American Academy in Rome Affiliated Fellowship

Affiliated Fellowship

Front facade of the American Academy in Rome

AAR-CCHA Affiliated Fellowship Info

Established by The American Academy in Rome (AAR) in 2013, the AAR-CCHA Affiliated Fellowship is awarded annually to one faculty member at an  American community college. The award includes a four-week residency in June (exact dates TBD) at the Academy and a modest travel stipend. The call for applicants is generally released in mid-to-late November, with selection being finalized in January.

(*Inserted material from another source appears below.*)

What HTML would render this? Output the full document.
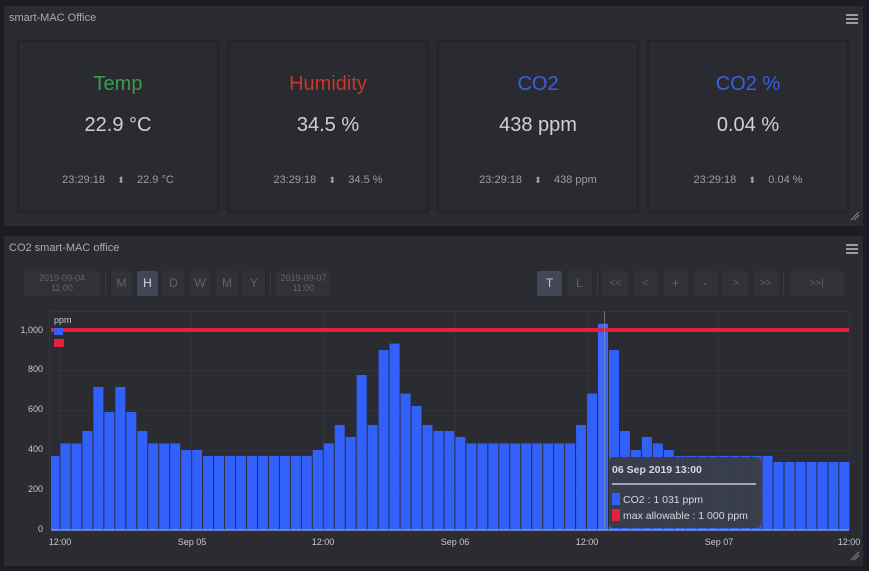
<!DOCTYPE html>
<html><head><meta charset="utf-8"><style>
body{margin:0;width:869px;height:571px;background:#1c1d24;font-family:"Liberation Sans",sans-serif;overflow:hidden;position:relative}
.panel{position:absolute;background:#2b2c31;left:4px;width:859px}
.ptitle{position:absolute;left:5px;top:6px;font-size:11px;color:#a9abb0}
.ham{position:absolute;right:5px;width:12px;height:10px;border-top:2px solid #9a9ca2;border-bottom:2px solid #9a9ca2;box-sizing:border-box}
.ham:after{content:"";position:absolute;left:0;right:0;top:2px;height:2px;background:#9a9ca2}
.card{position:absolute;top:41px;width:200px;height:171px;background:#2a2b30;box-shadow:0 0 2px #18191e;border:1px solid #222328;box-sizing:border-box;text-align:center}
.card .t{position:absolute;top:31px;width:100%;font-size:20px}
.card .v{position:absolute;top:72px;width:100%;font-size:20px;color:#d0d1d4}
.card .f{position:absolute;top:132px;width:100%;font-size:11px;color:#9c9ea3}
.card .f span{font-size:9px}
.btn{position:absolute;top:271px;height:25px;background:#303238;border-radius:2px;color:#62646b;font-size:12px;text-align:center;line-height:25px}
.sep{position:absolute;top:272px;width:1px;height:23px;background:#3a3c42}
.d{font-size:9px;line-height:10px;padding-top:2px;box-sizing:border-box}
</style></head><body>
<div class="panel" style="top:6px;height:220px">
 <div class="ptitle">smart-MAC Office</div>
 <div class="ham" style="top:8px"></div>
</div>
<div class="card" style="left:18px"><div class="t" style="color:#3d9b4a">Temp</div><div class="v">22.9 °C</div><div class="f">23:29:18 &nbsp;&nbsp; <span>⬍</span> &nbsp;&nbsp; 22.9 °C</div></div>
<div class="card" style="left:228px"><div class="t" style="color:#c8372c">Humidity</div><div class="v">34.5 %</div><div class="f">23:29:18 &nbsp;&nbsp; <span>⬍</span> &nbsp;&nbsp; 34.5 %</div></div>
<div class="card" style="left:438px"><div class="t" style="color:#3a5fe6">CO2</div><div class="v">438 ppm</div><div class="f">23:29:18 &nbsp;&nbsp; <span>⬍</span> &nbsp;&nbsp; 438 ppm</div></div>
<div class="card" style="left:648px"><div class="t" style="color:#3a5fe6">CO2 %</div><div class="v">0.04 %</div><div class="f">23:29:18 &nbsp;&nbsp; <span>⬍</span> &nbsp;&nbsp; 0.04 %</div></div>

<div class="panel" style="top:236px;height:330px">
 <div class="ptitle">CO2 smart-MAC office</div>
 <div class="ham" style="top:8px"></div>
</div>
<div class="btn d" style="left:24px;width:76px">2019-09-04<br>11:00</div>
<div class="sep" style="left:105px"></div>
<div class="btn" style="left:111px;width:21px">M</div>
<div class="btn" style="left:137px;width:21px;background:#424757;color:#d8d9dc">H</div>
<div class="btn" style="left:163px;width:21px">D</div>
<div class="btn" style="left:189px;width:22px">W</div>
<div class="btn" style="left:216px;width:22px">M</div>
<div class="btn" style="left:243px;width:22px">Y</div>
<div class="sep" style="left:270px"></div>
<div class="btn d" style="left:276px;width:55px">2019-09-07<br>11:00</div>
<div class="btn" style="left:537px;width:25px;background:#424757;color:#c8c9cc">T</div>
<div class="btn" style="left:567px;width:25px">L</div>
<div class="sep" style="left:597px"></div>
<div class="btn" style="left:603px;width:25px;font-size:10px">&lt;&lt;</div>
<div class="btn" style="left:633px;width:25px;font-size:10px">&lt;</div>
<div class="btn" style="left:663px;width:25px">+</div>
<div class="btn" style="left:693px;width:25px">-</div>
<div class="btn" style="left:723px;width:25px;font-size:10px">&gt;</div>
<div class="btn" style="left:753px;width:25px;font-size:10px">&gt;&gt;</div>
<div class="sep" style="left:783px"></div>
<div class="btn" style="left:789px;width:55px;font-size:10px">&gt;&gt;|</div>

<svg style="position:absolute;left:0;top:0" width="869" height="571" font-family="Liberation Sans, sans-serif">
<g stroke="#323439" stroke-width="1">
<line x1="49" y1="311.5" x2="849" y2="311.5"/>
<line x1="49" y1="370.5" x2="849" y2="370.5"/><line x1="49" y1="410.5" x2="849" y2="410.5"/>
<line x1="49" y1="450.5" x2="849" y2="450.5"/><line x1="49" y1="490.5" x2="849" y2="490.5"/>
<line x1="49.5" y1="311" x2="49.5" y2="530"/><line x1="191.5" y1="311" x2="191.5" y2="530"/>
<line x1="323.5" y1="311" x2="323.5" y2="530"/><line x1="455.5" y1="311" x2="455.5" y2="530"/>
<line x1="587.5" y1="311" x2="587.5" y2="530"/><line x1="718.5" y1="311" x2="718.5" y2="530"/>
<line x1="849.5" y1="311" x2="849.5" y2="530"/><line x1="60.5" y1="311" x2="60.5" y2="530"/>
</g>
<g fill="#3160fb">
<rect x="51" y="456" width="8.5" height="74"/>
<rect x="60.47" y="443.4" width="10" height="86.6"/><rect x="71.44" y="443.4" width="10" height="86.6"/>
<rect x="82.41" y="431" width="10" height="99"/><rect x="93.38" y="387" width="10" height="143"/>
<rect x="104.35" y="412" width="10" height="118"/><rect x="115.32" y="387" width="10" height="143"/>
<rect x="126.29" y="412" width="10" height="118"/><rect x="137.26" y="431" width="10" height="99"/>
<rect x="148.23" y="443.4" width="10" height="86.6"/><rect x="159.2" y="443.4" width="10" height="86.6"/>
<rect x="170.17" y="443.4" width="10" height="86.6"/><rect x="181.14" y="450" width="10" height="80"/>
<rect x="192.11" y="450" width="10" height="80"/>
<rect x="203.08" y="456" width="10" height="74"/><rect x="214.05" y="456" width="10" height="74"/>
<rect x="225.02" y="456" width="10" height="74"/><rect x="235.99" y="456" width="10" height="74"/>
<rect x="246.96" y="456" width="10" height="74"/><rect x="257.93" y="456" width="10" height="74"/>
<rect x="268.9" y="456" width="10" height="74"/><rect x="279.87" y="456" width="10" height="74"/>
<rect x="290.84" y="456" width="10" height="74"/><rect x="301.81" y="456" width="10" height="74"/>
<rect x="312.78" y="450" width="10" height="80"/><rect x="323.75" y="443.4" width="10" height="86.6"/>
<rect x="334.72" y="425" width="10" height="105"/><rect x="345.69" y="437" width="10" height="93"/>
<rect x="356.66" y="375" width="10" height="155"/><rect x="367.63" y="425" width="10" height="105"/>
<rect x="378.6" y="350" width="10" height="180"/><rect x="389.57" y="343.6" width="10" height="186.4"/>
<rect x="400.54" y="393.6" width="10" height="136.4"/><rect x="411.51" y="406" width="10" height="124"/>
<rect x="422.48" y="425" width="10" height="105"/><rect x="433.45" y="431" width="10" height="99"/>
<rect x="444.42" y="431" width="10" height="99"/><rect x="455.39" y="437" width="10" height="93"/>
<rect x="466.36" y="443.4" width="10" height="86.6"/><rect x="477.33" y="443.4" width="10" height="86.6"/>
<rect x="488.3" y="443.4" width="10" height="86.6"/><rect x="499.27" y="443.4" width="10" height="86.6"/>
<rect x="510.24" y="443.4" width="10" height="86.6"/><rect x="521.21" y="443.4" width="10" height="86.6"/>
<rect x="532.18" y="443.4" width="10" height="86.6"/><rect x="543.15" y="443.4" width="10" height="86.6"/>
<rect x="554.12" y="443.4" width="10" height="86.6"/><rect x="565.09" y="443.4" width="10" height="86.6"/>
<rect x="576.06" y="425" width="10" height="105"/><rect x="587.03" y="393.6" width="10" height="136.4"/>
<rect x="598" y="323.8" width="10" height="206.2" fill="#3a68ff"/><rect x="608.97" y="350" width="10" height="180"/>
<rect x="619.94" y="431" width="10" height="99"/><rect x="630.91" y="450" width="10" height="80"/>
<rect x="641.88" y="437" width="10" height="93"/><rect x="652.85" y="443.4" width="10" height="86.6"/>
<rect x="663.82" y="450" width="10" height="80"/>
<rect x="674.79" y="456" width="10" height="74"/><rect x="685.76" y="456" width="10" height="74"/>
<rect x="696.73" y="456" width="10" height="74"/><rect x="707.7" y="456" width="10" height="74"/>
<rect x="718.67" y="456" width="10" height="74"/><rect x="729.64" y="456" width="10" height="74"/>
<rect x="740.61" y="456" width="10" height="74"/><rect x="751.58" y="456" width="10" height="74"/>
<rect x="762.55" y="456" width="10" height="74"/>
<rect x="773.52" y="462" width="10" height="68"/><rect x="784.49" y="462" width="10" height="68"/>
<rect x="795.46" y="462" width="10" height="68"/><rect x="806.43" y="462" width="10" height="68"/>
<rect x="817.4" y="462" width="10" height="68"/><rect x="828.37" y="462" width="10" height="68"/>
<rect x="839.34" y="462" width="10" height="68"/>
</g>
<line x1="51" y1="530" x2="849" y2="530" stroke="#7f95e8" stroke-width="1.5"/>
<rect x="51" y="328" width="798" height="4" fill="#e5203f"/>
<line x1="604.5" y1="311" x2="604.5" y2="530" stroke="#8a8c92" stroke-width="1" opacity="0.7"/>
<rect x="54" y="328" width="9" height="7" fill="#3b5ef0"/><rect x="54" y="339" width="10" height="8" fill="#e5203f"/>
<text x="54" y="323" font-size="9" fill="#c8c9cc">ppm</text>
<g font-size="9" fill="#c8c9cc" text-anchor="end">
<text x="43" y="333">1,000</text><text x="43" y="372">800</text><text x="43" y="412">600</text>
<text x="43" y="452">400</text><text x="43" y="492">200</text><text x="43" y="532">0</text>
</g>
<g font-size="9" fill="#c8c9cc" text-anchor="middle">
<text x="60" y="545">12:00</text><text x="192" y="545">Sep 05</text><text x="323" y="545">12:00</text>
<text x="455" y="545">Sep 06</text><text x="587" y="545">12:00</text><text x="719" y="545">Sep 07</text>
<text x="849" y="545">12:00</text>
</g>
<rect x="609" y="457" width="152" height="71" rx="4" fill="#3a3d47" opacity="0.97"/>
<text x="612" y="473" font-size="10.5" font-weight="bold" fill="#d8d9dc">06 Sep 2019 13:00</text>
<line x1="612" y1="484" x2="756" y2="484" stroke="#e8e8ea" stroke-width="1.2"/>
<rect x="612" y="493" width="8" height="12" fill="#3160fb"/>
<text x="623" y="503" font-size="10.5" fill="#d8d9dc">CO2 : 1 031 ppm</text>
<rect x="612" y="509" width="8" height="12" fill="#e5203f"/>
<text x="623" y="519" font-size="10.5" fill="#d8d9dc">max allowable : 1 000 ppm</text>
<g stroke="#8a8c92" stroke-width="1">
<line x1="851" y1="220" x2="859" y2="212"/><line x1="854" y1="220" x2="859" y2="215"/>
<line x1="851" y1="560" x2="859" y2="552"/><line x1="854" y1="560" x2="859" y2="555"/>
</g>
</svg>
</body></html>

The AAR also invites CCHA members to apply for the Rome Prize, which is a separate AAR Fellowship opportunity. More information about this can be found HERE.

Past AAR-CCHA Fellows

2017: LAURA MIGLIORINO, an art instructor at Anoka-Ramsey Community College in Coon Rapids, Minnesota

She came to Rome to continue her work on “The Book as the Foundation of Humanities Education,” by studying relevant books from the Barbara Goldsmith Rare Book Collection at the academy. She will then integrate critical texts from the collection into her curriculum.

“The updating of curriculum is the focus of my upcoming sabbatical and will allow me to formalize something I already do informally. I use books as anchors in all of my classes, they are markers or points on a timeline that deepen and enhance the material in both Art History and studio courses . . . The access to the Barbara Goldsmith Rare Book Collection from a scholarly perspective will impact my teaching and what I learn will be shared with students, and fellow faculty.”

2016: MERYL SHRIVER-RICE, an archaeologist and Assistant Professor in the Department of Arts and Philosophy at Miami Dade College

Her work on the “Etruscan Table” project examined the “material culture associated with Etruscan food.”  This included an investigation into the “botanical, entomological, and zooarchaeological evidence for food, feasting, and trade in exotic consumables in ancient Etruria amongst the Etruscan city-states, their hinterlands, and foreign trade relations.” Dr. Shriver-Rice sees one of the outcomes as a way to “bring visibility” to the issues of “of the food-related predicaments we face today, such as food deserts and sustainability.”

2015: AMY CLARK KNAPP, adjunct instructor of Art History and Western Civilization at Clark State Community College in Springfield, Ohio

Amy went to Rome to work on the Etruscans. “The bulk of my post-graduate research has been in artistic visual communication; identifying simplistic and complex artistic symbolism, determining and interpreting comprehensive meanings and sometimes revealing subtle or clandestine messages,” said Knapp. “My objective is to identify the symbolic iconography used on Etruscan sarcophagi and its message, and validate its audience.” She explained that part of understanding the iconography is understanding its origins.

 2014: LAUREN H. BRAUN-STRUMFELS, a history instructor from Raritan Valley Community College in Somerville, New Jersey

Excerpts from the AAR magazine article on her and the CCHA Affiliated Fellowship:
“Time at the AAR enabled Braun-Strumfels to return to the archives of the Italian Ministry of Foreign Affairs where she has been researching Italian immigration to the American South. She says her work in Rome ‘has re-framed my view of U.S. history, erasing arbitrary boundaries because my work must be refracted through Rome’s influence.”
“In addition to her research, Braun-Strumfels contributed to the Academy’s ongoing discussion about the future of the humanities by leading a vibrant roundtable discussion on Teaching the Value of the Humanities with Literature Fellow Peter Bognanni and Early Modern Fellow Gabrielle Piedad Ponce. ‘Teaching at a Community College,’ she says, ‘puts me on the front lines of education.”

“Noting the unique diversity of a community college classroom, she points out, ‘We as humanities scholars have the opportunity to teach the humanistic lens to the nursing student, to the English major, and everyone in between… We are accessible institutions, and the more that we can support and challenge our students, in my mind, the more our students and we as faculty can influence our world to be a more democratic place.”